Figure scripts
** START **

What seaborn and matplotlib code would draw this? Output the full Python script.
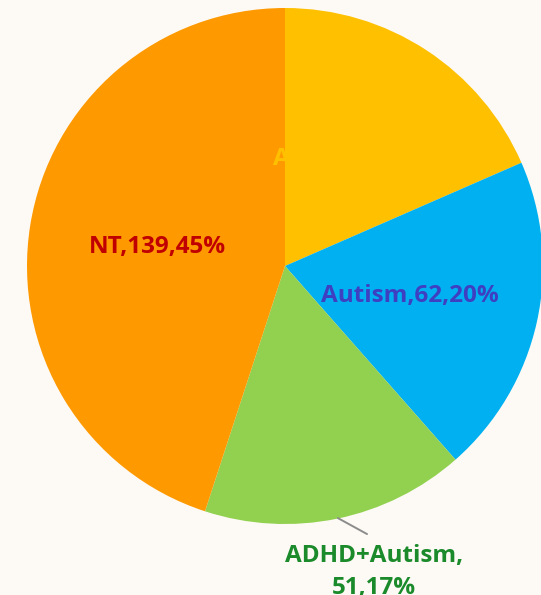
import matplotlib
matplotlib.use("Agg")
import matplotlib.pyplot as plt
import seaborn as sns

# Group sizes, clockwise from 12 o'clock
categories = ["ADHD", "Autism", "ADHD+Autism", "NT"]
counts = [57, 62, 51, 139]
percents = [18, 20, 17, 45]

slice_colors = ["#FFC000", "#00B0F0", "#92D050", "#FF9900"]
label_colors = ["#FFC000", "#3F3FC2", "#1B8A2B", "#C00000"]

sns.set_theme(style="white")
plt.rcParams["font.family"] = ["Open Sans", "DejaVu Sans"]

bg = "#FDFAF5"
fig = plt.figure(figsize=(5.41, 5.95), dpi=100, facecolor=bg)
ax = fig.add_axes([27 / 541, 71 / 595, 516 / 541, 516 / 595])
ax.set_facecolor(bg)

ax.pie(counts, colors=slice_colors, startangle=90, counterclock=False,
       radius=1.0, wedgeprops=dict(linewidth=0))
ax.set_xlim(-1, 1)
ax.set_ylim(-1, 1)
ax.axis("off")

texts = [f"{c},{n},{p}%" for c, n, p in zip(categories, counts, percents)]
fs = 17.5

# In-slice labels
ax.text(-0.047, 0.415, texts[0], color=label_colors[0], fontsize=fs,
        fontweight="bold", ha="left", va="center")
ax.text(0.484, -0.115, texts[1], color=label_colors[1], fontsize=fs,
        fontweight="bold", ha="center", va="center")
ax.text(-0.493, 0.074, texts[3], color=label_colors[3], fontsize=fs,
        fontweight="bold", ha="center", va="center")

# Outside label with leader line
ax.plot([0.205, 0.318], [-0.977, -1.039], color="#8C8C8C", lw=1.4,
        clip_on=False)
ax.text(0.345, -1.186, f"{categories[2]},\n{counts[2]},{percents[2]}%",
        color=label_colors[2], fontsize=fs, fontweight="bold",
        ha="center", va="center", linespacing=1.4, clip_on=False)

fig.savefig("out.png", dpi=100, facecolor=bg)
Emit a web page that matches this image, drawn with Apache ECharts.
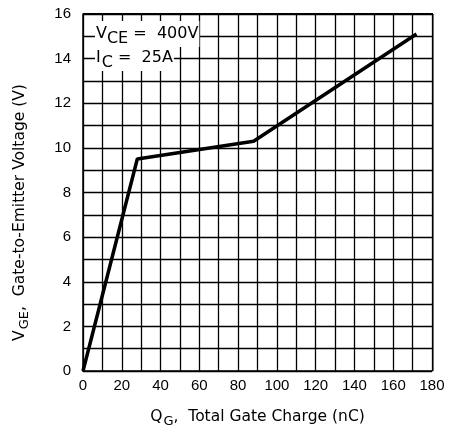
<!DOCTYPE html>
<html>
<head>
<meta charset="utf-8">
<script src="https://cdn.jsdelivr.net/npm/echarts@6/dist/echarts.min.js"></script>
<style>
  html, body { margin: 0; padding: 0; background: #fff; }
  #main { width: 452px; height: 438px; }
</style>
</head>
<body>
<div id="main"></div>
<script>
// gate charge curve
var qg = [0, 28, 88, 172];
var vge = [0, 9.5, 10.3, 15.1];
var xTicks = [0, 20, 40, 60, 80, 100, 120, 140, 160, 180];
var yTicks = [0, 2, 4, 6, 8, 10, 12, 14, 16];

var dom = document.getElementById('main');
var myChart = echarts.init(dom);
var font = 'Liberation Sans';
var nameFont = 'DejaVu Sans';

var pts = [];
for (var i = 0; i < qg.length; i++) {
    pts.push([qg[i], vge[i]]);
}

var option = {
    backgroundColor: '#fff',
    animation: false,
    grid: { left: 83, top: 14, right: 20, bottom: 67 },
    xAxis: {
        type: 'value',
        min: xTicks[0], max: xTicks[xTicks.length - 1], interval: 20,
        axisLine: { show: true, lineStyle: { color: '#000', width: 1.5 } },
        axisTick: { show: false },
        axisLabel: { color: '#000', fontFamily: font, fontSize: 15, margin: 7 },
        splitLine: { show: true, lineStyle: { color: '#000', width: 1.3 } },
        minorTick: { show: false, splitNumber: 2 },
        minorSplitLine: { show: true, lineStyle: { color: '#000', width: 1.3 } },
        name: '{m|Q}{s|G}{m|,  Total Gate Charge (nC)}',
        nameLocation: 'middle',
        nameGap: 34,
        nameTextStyle: {
            color: '#000', fontFamily: nameFont,
            rich: {
                m: { fontSize: 15.5, fontFamily: nameFont, color: '#000' },
                s: { fontSize: 13, fontFamily: nameFont, color: '#000', padding: [10, 0, 0, 1] }
            }
        }
    },
    yAxis: {
        type: 'value',
        min: yTicks[0], max: yTicks[yTicks.length - 1], interval: 2,
        axisLine: { show: true, lineStyle: { color: '#000', width: 1.5 } },
        axisTick: { show: false },
        axisLabel: { color: '#000', fontFamily: font, fontSize: 15, margin: 12 },
        splitLine: { show: true, lineStyle: { color: '#000', width: 1.3 } },
        minorTick: { show: false, splitNumber: 2 },
        minorSplitLine: { show: true, lineStyle: { color: '#000', width: 1.3 } },
        name: '{m|V}{s|GE}{m|,  Gate-to-Emitter Voltage (V)}',
        nameLocation: 'middle',
        nameRotate: 90,
        nameGap: 52,
        nameTextStyle: {
            color: '#000', fontFamily: nameFont,
            padding: [0, 40, 0, 0],
            rich: {
                m: { fontSize: 15.5, fontFamily: nameFont, color: '#000' },
                s: { fontSize: 13, fontFamily: nameFont, color: '#000', padding: [10, 0, 0, 1] }
            }
        }
    },
    graphic: [
        {
            type: 'rect', left: 432, top: 14, z: 10,
            shape: { width: 1.5, height: 357 }, style: { fill: '#000' }
        },
        {
            type: 'rect', left: 83, top: 13, z: 10,
            shape: { width: 350, height: 1.5 }, style: { fill: '#000' }
        },
        {
            type: 'text', left: 95, top: 21, z: 20,
            style: {
                text: '{m|V}{s|CE}{m| =  400V}',
                backgroundColor: '#fff',
                padding: [0, 1, 0, 1],
                rich: {
                    m: { fontSize: 16, fontFamily: nameFont, fill: '#000' },
                    s: { fontSize: 16, fontFamily: nameFont, fill: '#000', padding: [10, 0, 0, 0] }
                }
            }
        },
        {
            type: 'text', left: 95, top: 45, z: 20,
            style: {
                text: '{m|I}{s|C}{m| =  25A}',
                backgroundColor: '#fff',
                padding: [0, 1, 0, 1],
                rich: {
                    m: { fontSize: 16, fontFamily: nameFont, fill: '#000' },
                    s: { fontSize: 16, fontFamily: nameFont, fill: '#000', padding: [10, 0, 0, 1] }
                }
            }
        }
    ],
    series: [
        {
            name: 'VGE',
            type: 'line',
            data: pts,
            symbol: 'none',
            z: 30,
            lineStyle: { color: '#000', width: 3.5 }
        }
    ]
};

if (option && typeof option === "object") {
    myChart.setOption(option, true);
}
</script>
</body>
</html>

** END **

Set the data above down again exactly as given, with no pictures.

### Solution to this problem
What seaborn and matplotlib code would draw this? Output the full Python script.
import matplotlib
matplotlib.use("Agg")
import matplotlib.pyplot as plt
import seaborn as sns

# Group sizes, clockwise from 12 o'clock
categories = ["ADHD", "Autism", "ADHD+Autism", "NT"]
counts = [57, 62, 51, 139]
percents = [18, 20, 17, 45]

slice_colors = ["#FFC000", "#00B0F0", "#92D050", "#FF9900"]
label_colors = ["#FFC000", "#3F3FC2", "#1B8A2B", "#C00000"]

sns.set_theme(style="white")
plt.rcParams["font.family"] = ["Open Sans", "DejaVu Sans"]

bg = "#FDFAF5"
fig = plt.figure(figsize=(5.41, 5.95), dpi=100, facecolor=bg)
ax = fig.add_axes([27 / 541, 71 / 595, 516 / 541, 516 / 595])
ax.set_facecolor(bg)

ax.pie(counts, colors=slice_colors, startangle=90, counterclock=False,
       radius=1.0, wedgeprops=dict(linewidth=0))
ax.set_xlim(-1, 1)
ax.set_ylim(-1, 1)
ax.axis("off")

texts = [f"{c},{n},{p}%" for c, n, p in zip(categories, counts, percents)]
fs = 17.5

# In-slice labels
ax.text(-0.047, 0.415, texts[0], color=label_colors[0], fontsize=fs,
        fontweight="bold", ha="left", va="center")
ax.text(0.484, -0.115, texts[1], color=label_colors[1], fontsize=fs,
        fontweight="bold", ha="center", va="center")
ax.text(-0.493, 0.074, texts[3], color=label_colors[3], fontsize=fs,
        fontweight="bold", ha="center", va="center")

# Outside label with leader line
ax.plot([0.205, 0.318], [-0.977, -1.039], color="#8C8C8C", lw=1.4,
        clip_on=False)
ax.text(0.345, -1.186, f"{categories[2]},\n{counts[2]},{percents[2]}%",
        color=label_colors[2], fontsize=fs, fontweight="bold",
        ha="center", va="center", linespacing=1.4, clip_on=False)

fig.savefig("out.png", dpi=100, facecolor=bg)
Emit a web page that matches this image, drawn with Apache ECharts.
<!DOCTYPE html>
<html>
<head>
<meta charset="utf-8">
<script src="https://cdn.jsdelivr.net/npm/echarts@6/dist/echarts.min.js"></script>
<style>
  html, body { margin: 0; padding: 0; background: #fff; }
  #main { width: 452px; height: 438px; }
</style>
</head>
<body>
<div id="main"></div>
<script>
// gate charge curve
var qg = [0, 28, 88, 172];
var vge = [0, 9.5, 10.3, 15.1];
var xTicks = [0, 20, 40, 60, 80, 100, 120, 140, 160, 180];
var yTicks = [0, 2, 4, 6, 8, 10, 12, 14, 16];

var dom = document.getElementById('main');
var myChart = echarts.init(dom);
var font = 'Liberation Sans';
var nameFont = 'DejaVu Sans';

var pts = [];
for (var i = 0; i < qg.length; i++) {
    pts.push([qg[i], vge[i]]);
}

var option = {
    backgroundColor: '#fff',
    animation: false,
    grid: { left: 83, top: 14, right: 20, bottom: 67 },
    xAxis: {
        type: 'value',
        min: xTicks[0], max: xTicks[xTicks.length - 1], interval: 20,
        axisLine: { show: true, lineStyle: { color: '#000', width: 1.5 } },
        axisTick: { show: false },
        axisLabel: { color: '#000', fontFamily: font, fontSize: 15, margin: 7 },
        splitLine: { show: true, lineStyle: { color: '#000', width: 1.3 } },
        minorTick: { show: false, splitNumber: 2 },
        minorSplitLine: { show: true, lineStyle: { color: '#000', width: 1.3 } },
        name: '{m|Q}{s|G}{m|,  Total Gate Charge (nC)}',
        nameLocation: 'middle',
        nameGap: 34,
        nameTextStyle: {
            color: '#000', fontFamily: nameFont,
            rich: {
                m: { fontSize: 15.5, fontFamily: nameFont, color: '#000' },
                s: { fontSize: 13, fontFamily: nameFont, color: '#000', padding: [10, 0, 0, 1] }
            }
        }
    },
    yAxis: {
        type: 'value',
        min: yTicks[0], max: yTicks[yTicks.length - 1], interval: 2,
        axisLine: { show: true, lineStyle: { color: '#000', width: 1.5 } },
        axisTick: { show: false },
        axisLabel: { color: '#000', fontFamily: font, fontSize: 15, margin: 12 },
        splitLine: { show: true, lineStyle: { color: '#000', width: 1.3 } },
        minorTick: { show: false, splitNumber: 2 },
        minorSplitLine: { show: true, lineStyle: { color: '#000', width: 1.3 } },
        name: '{m|V}{s|GE}{m|,  Gate-to-Emitter Voltage (V)}',
        nameLocation: 'middle',
        nameRotate: 90,
        nameGap: 52,
        nameTextStyle: {
            color: '#000', fontFamily: nameFont,
            padding: [0, 40, 0, 0],
            rich: {
                m: { fontSize: 15.5, fontFamily: nameFont, color: '#000' },
                s: { fontSize: 13, fontFamily: nameFont, color: '#000', padding: [10, 0, 0, 1] }
            }
        }
    },
    graphic: [
        {
            type: 'rect', left: 432, top: 14, z: 10,
            shape: { width: 1.5, height: 357 }, style: { fill: '#000' }
        },
        {
            type: 'rect', left: 83, top: 13, z: 10,
            shape: { width: 350, height: 1.5 }, style: { fill: '#000' }
        },
        {
            type: 'text', left: 95, top: 21, z: 20,
            style: {
                text: '{m|V}{s|CE}{m| =  400V}',
                backgroundColor: '#fff',
                padding: [0, 1, 0, 1],
                rich: {
                    m: { fontSize: 16, fontFamily: nameFont, fill: '#000' },
                    s: { fontSize: 16, fontFamily: nameFont, fill: '#000', padding: [10, 0, 0, 0] }
                }
            }
        },
        {
            type: 'text', left: 95, top: 45, z: 20,
            style: {
                text: '{m|I}{s|C}{m| =  25A}',
                backgroundColor: '#fff',
                padding: [0, 1, 0, 1],
                rich: {
                    m: { fontSize: 16, fontFamily: nameFont, fill: '#000' },
                    s: { fontSize: 16, fontFamily: nameFont, fill: '#000', padding: [10, 0, 0, 1] }
                }
            }
        }
    ],
    series: [
        {
            name: 'VGE',
            type: 'line',
            data: pts,
            symbol: 'none',
            z: 30,
            lineStyle: { color: '#000', width: 3.5 }
        }
    ]
};

if (option && typeof option === "object") {
    myChart.setOption(option, true);
}
</script>
</body>
</html>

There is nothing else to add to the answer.